Objective: Take the line containing "Convert this chart to D3.js code.", the line containing "const width = 776, height = 585", and all lines between them, and transcribe them exactly. Leave out pictures.

Provided data:
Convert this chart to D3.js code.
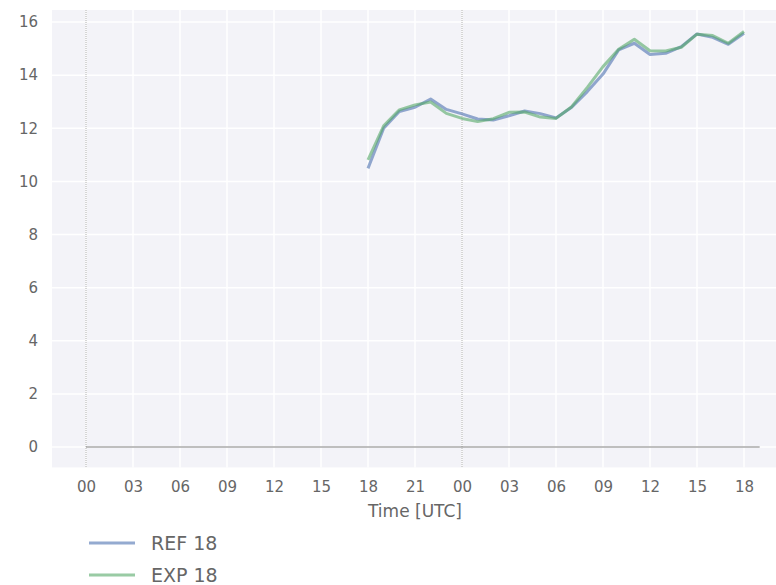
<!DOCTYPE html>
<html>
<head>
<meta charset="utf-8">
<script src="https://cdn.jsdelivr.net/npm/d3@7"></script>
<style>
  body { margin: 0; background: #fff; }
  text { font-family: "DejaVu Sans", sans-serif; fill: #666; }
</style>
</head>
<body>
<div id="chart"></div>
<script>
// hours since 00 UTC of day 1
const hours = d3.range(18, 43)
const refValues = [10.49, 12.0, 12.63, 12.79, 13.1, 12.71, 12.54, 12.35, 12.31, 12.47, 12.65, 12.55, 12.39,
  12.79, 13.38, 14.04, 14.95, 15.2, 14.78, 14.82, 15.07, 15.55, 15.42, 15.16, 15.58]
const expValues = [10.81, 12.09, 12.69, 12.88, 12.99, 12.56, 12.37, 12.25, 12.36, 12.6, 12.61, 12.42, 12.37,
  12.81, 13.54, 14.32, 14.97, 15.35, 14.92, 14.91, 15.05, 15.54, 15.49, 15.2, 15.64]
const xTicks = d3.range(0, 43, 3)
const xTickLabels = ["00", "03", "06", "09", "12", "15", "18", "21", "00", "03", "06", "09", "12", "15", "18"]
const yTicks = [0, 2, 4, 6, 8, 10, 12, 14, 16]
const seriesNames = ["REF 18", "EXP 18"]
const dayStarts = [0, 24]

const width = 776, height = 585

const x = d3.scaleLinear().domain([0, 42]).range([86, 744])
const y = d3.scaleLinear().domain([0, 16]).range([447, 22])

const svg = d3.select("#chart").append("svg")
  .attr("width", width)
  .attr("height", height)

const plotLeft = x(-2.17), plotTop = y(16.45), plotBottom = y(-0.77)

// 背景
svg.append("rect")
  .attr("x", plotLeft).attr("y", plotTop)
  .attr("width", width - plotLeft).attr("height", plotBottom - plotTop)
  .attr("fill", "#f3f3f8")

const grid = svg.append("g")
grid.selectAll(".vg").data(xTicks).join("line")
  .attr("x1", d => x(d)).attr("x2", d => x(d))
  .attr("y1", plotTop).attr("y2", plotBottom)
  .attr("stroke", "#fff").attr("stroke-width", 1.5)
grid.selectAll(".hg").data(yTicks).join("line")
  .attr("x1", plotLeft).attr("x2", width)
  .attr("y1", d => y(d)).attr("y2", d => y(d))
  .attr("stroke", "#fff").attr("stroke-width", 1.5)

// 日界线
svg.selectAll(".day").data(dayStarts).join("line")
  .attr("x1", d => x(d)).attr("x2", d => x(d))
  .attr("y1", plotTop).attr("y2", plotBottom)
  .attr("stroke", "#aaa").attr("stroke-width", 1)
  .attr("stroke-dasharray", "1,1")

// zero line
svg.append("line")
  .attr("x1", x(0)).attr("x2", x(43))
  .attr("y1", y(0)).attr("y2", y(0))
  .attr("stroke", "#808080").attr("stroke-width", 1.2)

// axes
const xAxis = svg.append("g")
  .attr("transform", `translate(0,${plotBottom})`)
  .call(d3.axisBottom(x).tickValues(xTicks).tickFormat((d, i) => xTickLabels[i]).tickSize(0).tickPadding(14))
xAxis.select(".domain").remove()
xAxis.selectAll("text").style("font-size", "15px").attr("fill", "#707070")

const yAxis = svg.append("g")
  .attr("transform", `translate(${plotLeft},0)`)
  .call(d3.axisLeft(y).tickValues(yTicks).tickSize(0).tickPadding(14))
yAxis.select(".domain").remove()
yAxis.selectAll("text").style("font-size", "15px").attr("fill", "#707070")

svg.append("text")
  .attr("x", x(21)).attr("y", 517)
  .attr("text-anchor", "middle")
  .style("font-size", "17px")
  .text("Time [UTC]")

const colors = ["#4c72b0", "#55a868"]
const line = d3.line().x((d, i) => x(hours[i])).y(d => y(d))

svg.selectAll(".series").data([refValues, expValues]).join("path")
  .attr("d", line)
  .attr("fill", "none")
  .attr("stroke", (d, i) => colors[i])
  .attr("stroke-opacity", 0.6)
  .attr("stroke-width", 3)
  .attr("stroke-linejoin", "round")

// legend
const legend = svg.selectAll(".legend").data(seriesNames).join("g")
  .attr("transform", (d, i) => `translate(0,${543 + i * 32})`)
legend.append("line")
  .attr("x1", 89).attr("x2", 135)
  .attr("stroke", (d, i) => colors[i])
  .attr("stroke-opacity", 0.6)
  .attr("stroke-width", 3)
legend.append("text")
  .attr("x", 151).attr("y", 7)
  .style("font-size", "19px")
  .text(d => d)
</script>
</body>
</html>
--
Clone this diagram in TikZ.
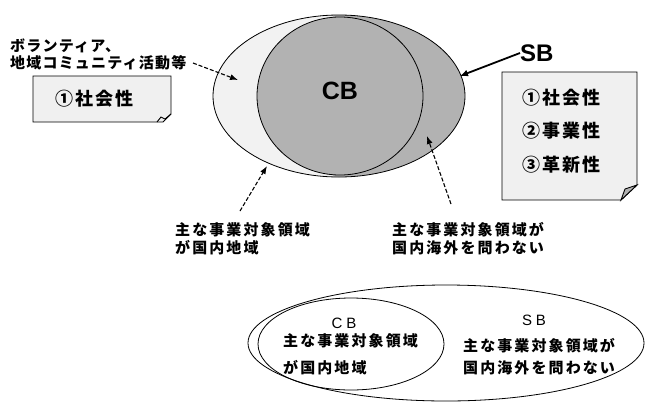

Reply:
Convert this chart to D3.js code.
<!DOCTYPE html>
<html>
<head>
<meta charset="utf-8">
<script src="https://cdn.jsdelivr.net/npm/d3@7"></script>
<style>
  body { margin: 0; background: #fff; }
  text { font-family: "DejaVu Sans", sans-serif; fill: #666; }
</style>
</head>
<body>
<div id="chart"></div>
<script>
// hours since 00 UTC of day 1
const hours = d3.range(18, 43)
const refValues = [10.49, 12.0, 12.63, 12.79, 13.1, 12.71, 12.54, 12.35, 12.31, 12.47, 12.65, 12.55, 12.39,
  12.79, 13.38, 14.04, 14.95, 15.2, 14.78, 14.82, 15.07, 15.55, 15.42, 15.16, 15.58]
const expValues = [10.81, 12.09, 12.69, 12.88, 12.99, 12.56, 12.37, 12.25, 12.36, 12.6, 12.61, 12.42, 12.37,
  12.81, 13.54, 14.32, 14.97, 15.35, 14.92, 14.91, 15.05, 15.54, 15.49, 15.2, 15.64]
const xTicks = d3.range(0, 43, 3)
const xTickLabels = ["00", "03", "06", "09", "12", "15", "18", "21", "00", "03", "06", "09", "12", "15", "18"]
const yTicks = [0, 2, 4, 6, 8, 10, 12, 14, 16]
const seriesNames = ["REF 18", "EXP 18"]
const dayStarts = [0, 24]

const width = 776, height = 585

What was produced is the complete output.